▸ **SUPPLIED INFORMATION**:
>> Begin
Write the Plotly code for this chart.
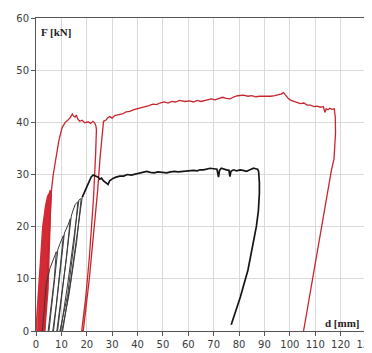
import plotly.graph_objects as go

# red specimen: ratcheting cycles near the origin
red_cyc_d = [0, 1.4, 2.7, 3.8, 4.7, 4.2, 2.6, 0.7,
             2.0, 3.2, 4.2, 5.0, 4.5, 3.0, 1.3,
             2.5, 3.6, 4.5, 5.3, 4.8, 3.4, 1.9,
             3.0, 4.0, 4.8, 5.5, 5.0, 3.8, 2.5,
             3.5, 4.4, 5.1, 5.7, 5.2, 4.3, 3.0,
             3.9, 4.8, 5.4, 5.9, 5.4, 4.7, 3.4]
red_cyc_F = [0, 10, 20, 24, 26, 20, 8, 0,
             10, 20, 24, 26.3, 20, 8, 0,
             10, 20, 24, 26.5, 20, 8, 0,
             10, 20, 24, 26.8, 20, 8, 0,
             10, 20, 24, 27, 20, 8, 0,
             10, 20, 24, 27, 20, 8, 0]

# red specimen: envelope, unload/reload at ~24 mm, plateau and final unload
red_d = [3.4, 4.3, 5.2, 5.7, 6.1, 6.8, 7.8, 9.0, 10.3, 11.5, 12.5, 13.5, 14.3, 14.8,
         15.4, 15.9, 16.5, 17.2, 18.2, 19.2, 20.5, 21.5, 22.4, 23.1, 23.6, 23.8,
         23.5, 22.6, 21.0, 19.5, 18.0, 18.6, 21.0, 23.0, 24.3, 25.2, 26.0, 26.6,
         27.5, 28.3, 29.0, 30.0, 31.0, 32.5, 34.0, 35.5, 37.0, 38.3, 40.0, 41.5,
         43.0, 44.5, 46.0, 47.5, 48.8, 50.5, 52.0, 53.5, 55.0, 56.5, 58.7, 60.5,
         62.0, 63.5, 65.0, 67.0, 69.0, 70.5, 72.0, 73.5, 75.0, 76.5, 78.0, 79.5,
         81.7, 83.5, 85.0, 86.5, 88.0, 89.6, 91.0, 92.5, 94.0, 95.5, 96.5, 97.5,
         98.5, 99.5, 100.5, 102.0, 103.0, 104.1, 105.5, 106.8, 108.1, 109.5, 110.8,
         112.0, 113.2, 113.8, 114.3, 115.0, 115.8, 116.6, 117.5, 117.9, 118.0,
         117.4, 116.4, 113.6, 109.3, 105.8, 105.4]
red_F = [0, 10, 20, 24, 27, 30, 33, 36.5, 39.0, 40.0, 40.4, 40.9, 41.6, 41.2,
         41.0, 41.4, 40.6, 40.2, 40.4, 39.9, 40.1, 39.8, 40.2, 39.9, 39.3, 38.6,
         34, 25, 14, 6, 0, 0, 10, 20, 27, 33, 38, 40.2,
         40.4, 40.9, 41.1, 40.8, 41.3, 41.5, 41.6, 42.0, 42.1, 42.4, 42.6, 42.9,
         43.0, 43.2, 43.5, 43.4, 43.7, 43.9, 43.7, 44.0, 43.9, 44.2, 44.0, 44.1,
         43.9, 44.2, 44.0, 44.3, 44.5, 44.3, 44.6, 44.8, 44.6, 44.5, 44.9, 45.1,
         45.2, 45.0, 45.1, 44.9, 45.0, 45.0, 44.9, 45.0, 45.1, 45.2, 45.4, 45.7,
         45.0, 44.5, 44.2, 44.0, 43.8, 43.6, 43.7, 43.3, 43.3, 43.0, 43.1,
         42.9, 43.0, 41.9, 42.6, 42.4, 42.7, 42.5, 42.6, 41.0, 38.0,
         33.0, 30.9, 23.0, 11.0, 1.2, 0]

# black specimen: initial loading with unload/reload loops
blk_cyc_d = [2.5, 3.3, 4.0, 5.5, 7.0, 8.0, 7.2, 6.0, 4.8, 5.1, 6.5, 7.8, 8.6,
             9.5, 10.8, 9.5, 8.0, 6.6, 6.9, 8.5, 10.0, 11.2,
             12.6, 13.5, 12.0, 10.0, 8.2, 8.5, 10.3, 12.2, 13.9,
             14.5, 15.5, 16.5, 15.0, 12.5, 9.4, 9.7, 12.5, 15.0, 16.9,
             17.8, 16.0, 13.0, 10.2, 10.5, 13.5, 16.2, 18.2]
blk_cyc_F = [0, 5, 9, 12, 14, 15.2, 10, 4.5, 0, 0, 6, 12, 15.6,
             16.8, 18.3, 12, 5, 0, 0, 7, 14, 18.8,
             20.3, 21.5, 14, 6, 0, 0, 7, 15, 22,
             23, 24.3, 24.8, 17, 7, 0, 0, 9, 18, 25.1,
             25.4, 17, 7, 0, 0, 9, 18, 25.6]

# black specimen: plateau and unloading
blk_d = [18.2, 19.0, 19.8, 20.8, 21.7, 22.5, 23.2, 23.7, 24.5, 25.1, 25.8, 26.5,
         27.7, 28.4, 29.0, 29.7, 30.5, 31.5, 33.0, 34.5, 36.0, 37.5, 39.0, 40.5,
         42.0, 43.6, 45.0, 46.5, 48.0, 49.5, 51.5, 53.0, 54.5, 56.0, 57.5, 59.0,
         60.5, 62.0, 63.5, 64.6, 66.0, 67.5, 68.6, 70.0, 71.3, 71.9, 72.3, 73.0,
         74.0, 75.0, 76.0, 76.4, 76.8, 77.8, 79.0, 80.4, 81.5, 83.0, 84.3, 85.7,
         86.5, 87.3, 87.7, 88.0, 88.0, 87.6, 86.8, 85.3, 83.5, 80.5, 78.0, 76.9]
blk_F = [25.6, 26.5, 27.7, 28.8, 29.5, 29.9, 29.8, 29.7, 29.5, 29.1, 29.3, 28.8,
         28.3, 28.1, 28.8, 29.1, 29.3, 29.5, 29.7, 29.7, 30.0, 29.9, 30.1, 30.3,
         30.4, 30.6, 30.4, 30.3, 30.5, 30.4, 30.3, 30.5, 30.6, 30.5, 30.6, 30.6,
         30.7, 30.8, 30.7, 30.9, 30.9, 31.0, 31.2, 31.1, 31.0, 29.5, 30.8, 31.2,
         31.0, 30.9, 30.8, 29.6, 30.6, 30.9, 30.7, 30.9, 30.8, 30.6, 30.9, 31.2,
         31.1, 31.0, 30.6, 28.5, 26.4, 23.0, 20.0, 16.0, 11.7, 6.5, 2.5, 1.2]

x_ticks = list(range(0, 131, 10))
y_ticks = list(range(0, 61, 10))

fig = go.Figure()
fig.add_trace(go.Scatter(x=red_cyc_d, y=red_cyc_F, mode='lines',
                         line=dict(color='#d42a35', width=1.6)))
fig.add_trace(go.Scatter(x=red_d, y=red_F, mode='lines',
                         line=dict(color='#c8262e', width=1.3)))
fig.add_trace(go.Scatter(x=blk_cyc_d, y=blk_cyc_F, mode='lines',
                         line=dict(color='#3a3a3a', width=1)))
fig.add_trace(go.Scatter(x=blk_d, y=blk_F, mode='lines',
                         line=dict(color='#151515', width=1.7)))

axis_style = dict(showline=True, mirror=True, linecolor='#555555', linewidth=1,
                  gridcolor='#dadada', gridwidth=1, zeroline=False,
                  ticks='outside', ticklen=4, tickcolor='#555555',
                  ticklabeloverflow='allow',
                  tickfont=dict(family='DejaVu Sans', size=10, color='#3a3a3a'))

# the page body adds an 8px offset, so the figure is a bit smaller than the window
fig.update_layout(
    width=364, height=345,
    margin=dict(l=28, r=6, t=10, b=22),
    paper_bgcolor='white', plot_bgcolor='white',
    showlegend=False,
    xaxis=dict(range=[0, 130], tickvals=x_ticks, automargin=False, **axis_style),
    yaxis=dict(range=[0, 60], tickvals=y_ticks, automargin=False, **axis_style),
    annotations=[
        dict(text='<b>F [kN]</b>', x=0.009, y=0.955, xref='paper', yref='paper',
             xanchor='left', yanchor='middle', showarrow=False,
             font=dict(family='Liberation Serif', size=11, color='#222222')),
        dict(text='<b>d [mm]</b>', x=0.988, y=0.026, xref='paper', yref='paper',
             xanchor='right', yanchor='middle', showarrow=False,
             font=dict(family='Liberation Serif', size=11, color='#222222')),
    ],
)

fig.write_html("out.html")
>> End
▸ **AIM OF THE EXERCISE**:
Only the lines from the top of the data through the line with "import plotly.graph_objects as go" should be quoted, exactly and with both ends kept; skip the pictures.

▸ **TASK RESULT**:
Write the Plotly code for this chart.
import plotly.graph_objects as go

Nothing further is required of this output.